Tuesday, October 8, 2019
The first ingredient in the recipe for overruling Roe v. Wade is Prenatal Equal Protection.
The most basic function of any government is the protection of persons within its jurisdiction. In the United States, the Fourteenth Amendment imposes on States a duty of supplying the equal, protection, of the laws, to all persons, within its jurisdiction.
This constitutional duty is worded negatively: "No state ... shall deny to any person within its jurisdiction the equal protection of the laws." But it imposes an affirmative duty. As Christopher Green explained in two articles ten years ago (here and here), the original legal meaning of this Equal Protection of the Laws Clause was precisely about the duty of equal protection: no separate laws or patterns of law enforcement for disfavored groups of people; no license for some—such as the Ku Klux Klan—to harm others with legal impunity.
If unborn human babies are persons within the meaning of the Fourteenth Amendment, then this duty of equal protection prohibits the state from licensing lethal private violence against them without some justification tied to their location in the womb to authorize differential treatment. There may be very good reasons for states to have legal rules that differ in some respects for the born and the unborn. After all, equality means treating like things alike, and the born and unborn are unlike in some respects. One way in which they are alike, though, is that they are persons.
The Supreme Court infamously held otherwise in Roe v. Wade, interpreting "person" to exclude unborn human babies. The Court's reasoning on this issue was pretty thin throughout and demonstrably flawed in part.
The demonstrable flaw came in Justice Blackmun's claim that, if unborn humans are persons, the case for a right to abortion "collapses, for the fetus’ right to life would then be guaranteed specifically by the [Fourteenth] Amendment." Justice Blackmun here had in mind the Due Process Clause, as context makes clear.
The belief that the Due Process Clause protects against private lethal violence is a common mistake, one which has ensnared many pro-lifers as well. When one private party kills another, something bad has happened. But not a violation of the Due Process Clause. Only state action violates the Due Process Clause.
While this state-action limitation had been established since well before Roe, post-Roe decisions have made even clearer that the state-action requirement for the Due Process Clause cannot be met by redescribing state failure to intervene against private violence as state action.
The leading case is DeShaney v. Winnebago County Department of Social Services. In Deshaney, the Court held that a “State’s failure to protect an individual against private violence generally does not constitute a violation of the Due Process Clause, because the Clause imposes no duty on the State to provide members of the general public with adequate protective services.”

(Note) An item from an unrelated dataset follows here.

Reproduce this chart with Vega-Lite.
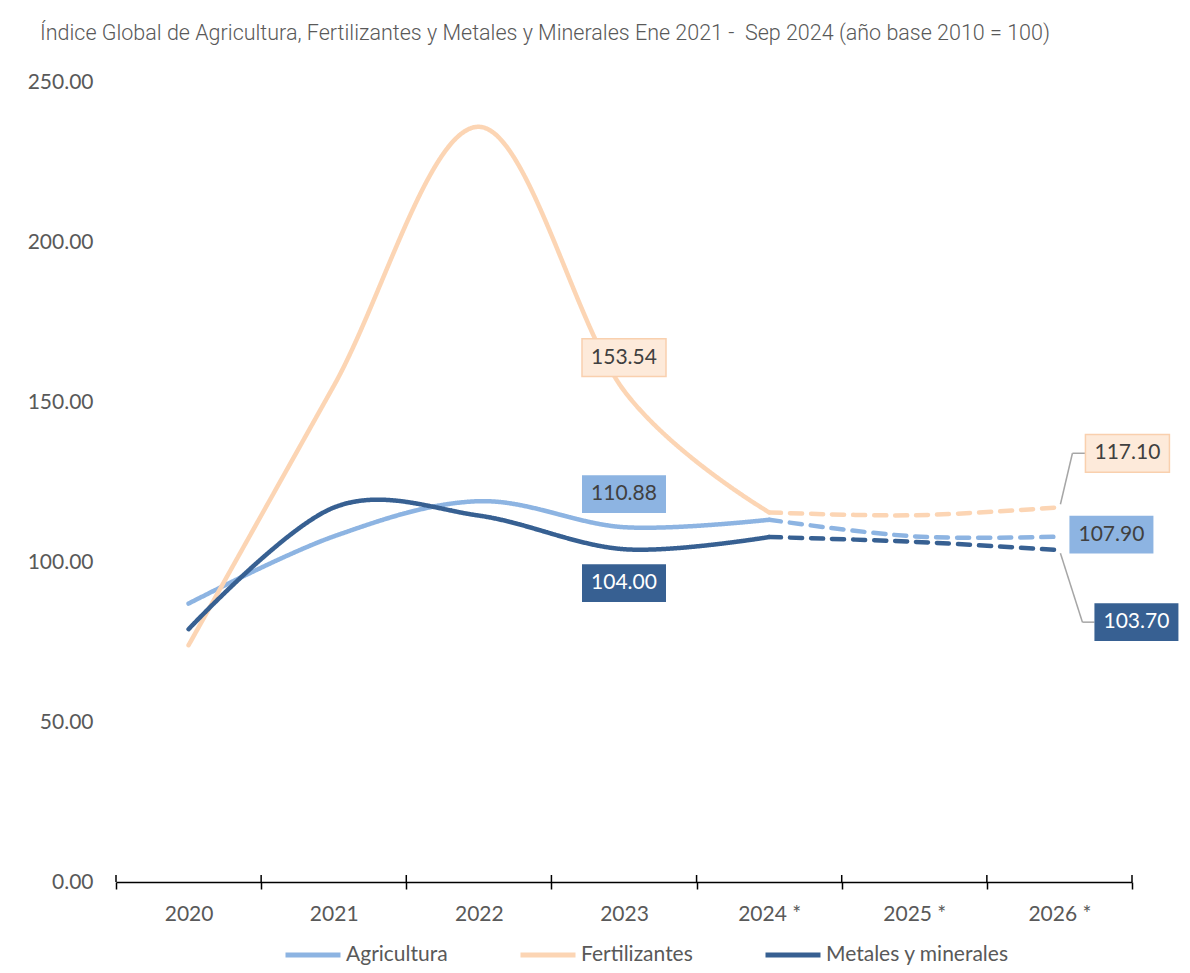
{
  "$schema": "https://vega.github.io/schema/vega-lite/v6.json",
  "width": 1016,
  "height": 800,
  "autosize": {"type": "none"},
  "padding": {"left": 116, "top": 82, "right": 58, "bottom": 91},
  "background": "#ffffff",
  "config": {"view": {"stroke": null}},
  "title": {
    "text": "Índice Global de Agricultura, Fertilizantes y Metales y Minerales Ene 2021 - \u00a0Sep 2024 (año base 2010 = 100)",
    "anchor": "start",
    "frame": "group",
    "dx": -76,
    "offset": 10,
    "baseline": "alphabetic",
    "font": "Roboto",
    "fontWeight": 300,
    "fontSize": 21.5,
    "color": "#595959"
  },
  "data": {
    "values": [
      {"series": "Agricultura", "year": 2020, "value": 87.0, "seg": "a"},
      {"series": "Agricultura", "year": 2021, "value": 108.0, "seg": "a"},
      {"series": "Agricultura", "year": 2022, "value": 119.0, "seg": "a"},
      {"series": "Agricultura", "year": 2023, "value": 110.88, "seg": "a"},
      {"series": "Agricultura", "year": 2024, "value": 113.2, "seg": "a"},
      {"series": "Agricultura", "year": 2024, "value": 113.2, "seg": "p"},
      {"series": "Agricultura", "year": 2025, "value": 108.0, "seg": "p"},
      {"series": "Agricultura", "year": 2026, "value": 107.9, "seg": "p"},
      {"series": "Fertilizantes", "year": 2020, "value": 74.0, "seg": "a"},
      {"series": "Fertilizantes", "year": 2021, "value": 155.0, "seg": "a"},
      {"series": "Fertilizantes", "year": 2022, "value": 236.0, "seg": "a"},
      {"series": "Fertilizantes", "year": 2023, "value": 153.54, "seg": "a"},
      {"series": "Fertilizantes", "year": 2024, "value": 115.5, "seg": "a"},
      {"series": "Fertilizantes", "year": 2024, "value": 115.5, "seg": "p"},
      {"series": "Fertilizantes", "year": 2025, "value": 114.6, "seg": "p"},
      {"series": "Fertilizantes", "year": 2026, "value": 117.1, "seg": "p"},
      {"series": "Metales y minerales", "year": 2020, "value": 79.0, "seg": "a"},
      {"series": "Metales y minerales", "year": 2021, "value": 117.0, "seg": "a"},
      {"series": "Metales y minerales", "year": 2022, "value": 114.5, "seg": "a"},
      {"series": "Metales y minerales", "year": 2023, "value": 104.0, "seg": "a"},
      {"series": "Metales y minerales", "year": 2024, "value": 107.8, "seg": "a"},
      {"series": "Metales y minerales", "year": 2024, "value": 107.8, "seg": "p"},
      {"series": "Metales y minerales", "year": 2025, "value": 106.3, "seg": "p"},
      {"series": "Metales y minerales", "year": 2026, "value": 103.7, "seg": "p"}
    ]
  },
  "encoding": {
    "x": {
      "field": "year",
      "type": "quantitative",
      "scale": {"domain": [2019.5, 2026.5], "nice": false, "zero": false},
      "axis": {
        "title": null,
        "values": [2019.5, 2020.5, 2021.5, 2022.5, 2023.5, 2024.5, 2025.5, 2026.5],
        "labelExpr": "datum.value > 2026 ? '' : (datum.value + 0.5 >= 2024 ? (datum.value + 0.5) + ' *' : '' + (datum.value + 0.5))",
        "labelOffset": 72.57,
        "labelAlign": "center",
        "labelBound": false,
        "labelOverlap": false,
        "labelFlush": false,
        "ticks": true,
        "tickSize": 7,
        "tickWidth": 1.5,
        "tickColor": "#000000",
        "grid": false,
        "domainColor": "#000000",
        "domainWidth": 1.5,
        "labelFont": "Lato",
        "labelFontSize": 21,
        "labelColor": "#595959",
        "labelPadding": 14
      }
    },
    "y": {
      "field": "value",
      "type": "quantitative",
      "scale": {"domain": [0, 250], "nice": false},
      "axis": {
        "title": null,
        "values": [0, 50, 100, 150, 200, 250],
        "format": ".2f",
        "domain": false,
        "ticks": false,
        "tickSize": 0,
        "grid": false,
        "labelFont": "Lato",
        "labelFontSize": 21,
        "labelColor": "#595959",
        "labelPadding": 23
      }
    }
  },
  "layer": [
    {
      "mark": {"type": "line", "interpolate": "cardinal", "strokeWidth": 4.5, "strokeCap": "round"},
      "encoding": {
        "color": {
          "field": "series",
          "type": "nominal",
          "scale": {
            "domain": ["Agricultura", "Fertilizantes", "Metales y minerales"],
            "range": ["#8DB4E2", "#FCD5B4", "#376092"]
          },
          "legend": {
            "title": null,
            "orient": "none",
            "direction": "horizontal",
            "legendX": 167,
            "legendY": 843,
            "padding": 0,
            "symbolType": "stroke",
            "symbolSize": 3025,
            "symbolStrokeWidth": 5,
            "labelFont": "Lato",
            "labelFontSize": 21,
            "labelColor": "#595959",
            "labelOffset": 3,
            "labelLimit": 0,
            "columnPadding": 62
          }
        },
        "strokeDash": {
          "field": "seg",
          "type": "nominal",
          "scale": {"domain": ["a", "p"], "range": [[1, 0], [12, 9]]},
          "legend": null
        }
      }
    },
    {
      "transform": [{"filter": "datum.series == 'Agricultura' && datum.seg == 'a' || datum.series == 'Agricultura' && datum.year > 2024"}],
      "mark": {"type": "rule", "color": "#000000", "strokeWidth": 1.5, "xOffset": -72.57, "yOffset": -7},
      "encoding": {"y": {"datum": 0}, "y2": {"datum": 0}}
    },
    {
      "transform": [{"filter": "datum.series == 'Agricultura' && datum.year == 2026"}],
      "mark": {"type": "rule", "color": "#000000", "strokeWidth": 1.5, "xOffset": 72.57, "yOffset": -7},
      "encoding": {"y": {"datum": 0}, "y2": {"datum": 0}}
    },
    {
      "transform": [{"filter": "datum.series == 'Fertilizantes' && datum.year == 2026"}],
      "mark": {"type": "rule", "color": "#A6A6A6", "strokeWidth": 1.5, "xOffset": 1, "yOffset": -3, "x2Offset": 13, "y2Offset": -54},
      "encoding": {"x2": {"field": "year"}, "y2": {"field": "value"}}
    },
    {
      "transform": [{"filter": "datum.series == 'Fertilizantes' && datum.year == 2026"}],
      "mark": {"type": "rule", "color": "#A6A6A6", "strokeWidth": 1.5, "xOffset": 13, "yOffset": -54, "x2Offset": 26, "y2Offset": -54},
      "encoding": {"x2": {"field": "year"}, "y2": {"field": "value"}}
    },
    {
      "transform": [{"filter": "datum.series == 'Metales y minerales' && datum.year == 2026"}],
      "mark": {"type": "rule", "color": "#A6A6A6", "strokeWidth": 1.5, "xOffset": 1, "yOffset": 3, "x2Offset": 23, "y2Offset": 72},
      "encoding": {"x2": {"field": "year"}, "y2": {"field": "value"}}
    },
    {
      "transform": [{"filter": "datum.series == 'Metales y minerales' && datum.year == 2026"}],
      "mark": {"type": "rule", "color": "#A6A6A6", "strokeWidth": 1.5, "xOffset": 23, "yOffset": 72, "x2Offset": 35, "y2Offset": 72},
      "encoding": {"x2": {"field": "year"}, "y2": {"field": "value"}}
    },
    {
      "transform": [{"filter": "datum.series == 'Fertilizantes' && datum.year == 2023"}],
      "mark": {"type": "point", "shape": "M-1,-0.45H1V0.45H-1Z", "size": 7056, "filled": true, "fill": "#FDEADA", "stroke": "#F9D0AE", "strokeWidth": 1.5, "opacity": 1, "yOffset": -33}
    },
    {
      "transform": [{"filter": "datum.series == 'Agricultura' && datum.year == 2023"}],
      "mark": {"type": "point", "shape": "M-1,-0.45H1V0.45H-1Z", "size": 7056, "filled": true, "fill": "#8DB4E2", "strokeWidth": 0, "opacity": 1, "yOffset": -33}
    },
    {
      "transform": [{"filter": "datum.series == 'Metales y minerales' && datum.year == 2023"}],
      "mark": {"type": "point", "shape": "M-1,-0.45H1V0.45H-1Z", "size": 7056, "filled": true, "fill": "#376092", "strokeWidth": 0, "opacity": 1, "yOffset": 34}
    },
    {
      "transform": [{"filter": "datum.series == 'Fertilizantes' && datum.year == 2026"}],
      "mark": {"type": "point", "shape": "M-1,-0.45H1V0.45H-1Z", "size": 7056, "filled": true, "fill": "#FDEADA", "stroke": "#F9D0AE", "strokeWidth": 1.5, "opacity": 1, "xOffset": 68, "yOffset": -54}
    },
    {
      "transform": [{"filter": "datum.series == 'Agricultura' && datum.year == 2026"}],
      "mark": {"type": "point", "shape": "M-1,-0.45H1V0.45H-1Z", "size": 7056, "filled": true, "fill": "#8DB4E2", "strokeWidth": 0, "opacity": 1, "xOffset": 52, "yOffset": -2}
    },
    {
      "transform": [{"filter": "datum.series == 'Metales y minerales' && datum.year == 2026"}],
      "mark": {"type": "point", "shape": "M-1,-0.45H1V0.45H-1Z", "size": 7056, "filled": true, "fill": "#376092", "strokeWidth": 0, "opacity": 1, "xOffset": 77, "yOffset": 72}
    },
    {
      "transform": [{"filter": "datum.series == 'Fertilizantes' && datum.year == 2023"}],
      "mark": {"type": "text", "font": "Lato", "fontSize": 21, "color": "#404040", "baseline": "middle", "align": "center", "yOffset": -33},
      "encoding": {"text": {"field": "value", "type": "quantitative", "format": ".2f"}}
    },
    {
      "transform": [{"filter": "datum.series == 'Agricultura' && datum.year == 2023"}],
      "mark": {"type": "text", "font": "Lato", "fontSize": 21, "color": "#404040", "baseline": "middle", "align": "center", "yOffset": -33},
      "encoding": {"text": {"field": "value", "type": "quantitative", "format": ".2f"}}
    },
    {
      "transform": [{"filter": "datum.series == 'Metales y minerales' && datum.year == 2023"}],
      "mark": {"type": "text", "font": "Lato", "fontSize": 21, "color": "#FFFFFF", "baseline": "middle", "align": "center", "yOffset": 34},
      "encoding": {"text": {"field": "value", "type": "quantitative", "format": ".2f"}}
    },
    {
      "transform": [{"filter": "datum.series == 'Fertilizantes' && datum.year == 2026"}],
      "mark": {"type": "text", "font": "Lato", "fontSize": 21, "color": "#404040", "baseline": "middle", "align": "center", "xOffset": 68, "yOffset": -54},
      "encoding": {"text": {"field": "value", "type": "quantitative", "format": ".2f"}}
    },
    {
      "transform": [{"filter": "datum.series == 'Agricultura' && datum.year == 2026"}],
      "mark": {"type": "text", "font": "Lato", "fontSize": 21, "color": "#404040", "baseline": "middle", "align": "center", "xOffset": 52, "yOffset": -2},
      "encoding": {"text": {"field": "value", "type": "quantitative", "format": ".2f"}}
    },
    {
      "transform": [{"filter": "datum.series == 'Metales y minerales' && datum.year == 2026"}],
      "mark": {"type": "text", "font": "Lato", "fontSize": 21, "color": "#FFFFFF", "baseline": "middle", "align": "center", "xOffset": 77, "yOffset": 72},
      "encoding": {"text": {"field": "value", "type": "quantitative", "format": ".2f"}}
    }
  ]
}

More recently, the Court stood by the general rule of Deshaney in Castle Rock v. Gonzales, holding that police failure to enforce a restraining order, which resulted in the death of children, did not violate the Due Process Clause; this grievous law enforcement lapse was state inaction rather than state action.
Taken together, Deshaney and Castle Rock refute Justice Blackmun’s operative assumption in Roe that a state’s failure to prohibit and to punish abortion would violate the Due Process Clause.